Partnership dynamics in the Netherlands
We analysed data on partnership dynamics and subjective wellbeing in the Netherlands (Chen and Van Ours 2017). The data were collected over the period 2008-2013, and allow us to make a distinction between marriage and cohabitation and between opposite-sex and same-sex relationships. In the Netherlands, there have been notable demographic changes in the past decades. In terms of partnership formation, cohabitation has become more popular at the expense of marriage. For example, by age 30, 34% of women born in the 1950s had been or were still cohabiting and 78% had been or were still married. Among women born in the 1970s, by age 30 these percentages switched to 69% for cohabitation and 45% for marriage. In the year 1998, there were about 3.4 million married couples, 0.6 million cohabiting households and 2.2 million single households. In 2016, the number of married couples decreased to 3.3 million, while the numbers of cohabiting couples and single households increased to 1.0 and 2.9 million, respectively.
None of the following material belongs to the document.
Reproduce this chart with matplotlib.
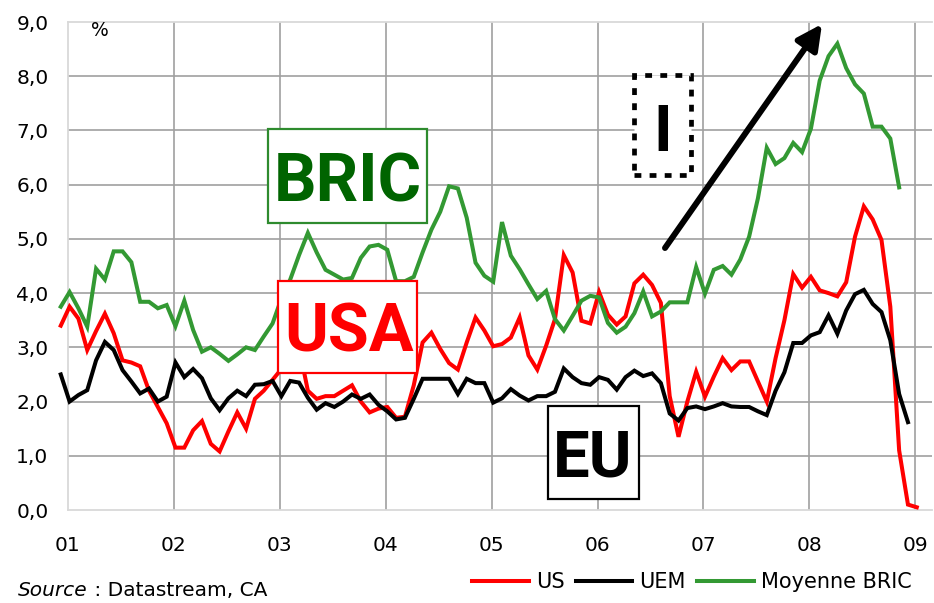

Furthermore, fewer cohabiting couples make a transition into marriage. For instance, for cohabiting women aged 20-24, there is a clear drop in the probability of being married within three years after the beginning of cohabitation. For those starting to cohabit in the period 1970-1974, this probability was 58%, while for those in the period 1980-1984, it reduced to 37%, and for the 1990-1994 cohort, it fell further to 27%. In the meantime, the divorce rates have risen. In 1970 about 0.3% of all marriages dissolved, in 2014 this was about 1% (Statistics Netherlands).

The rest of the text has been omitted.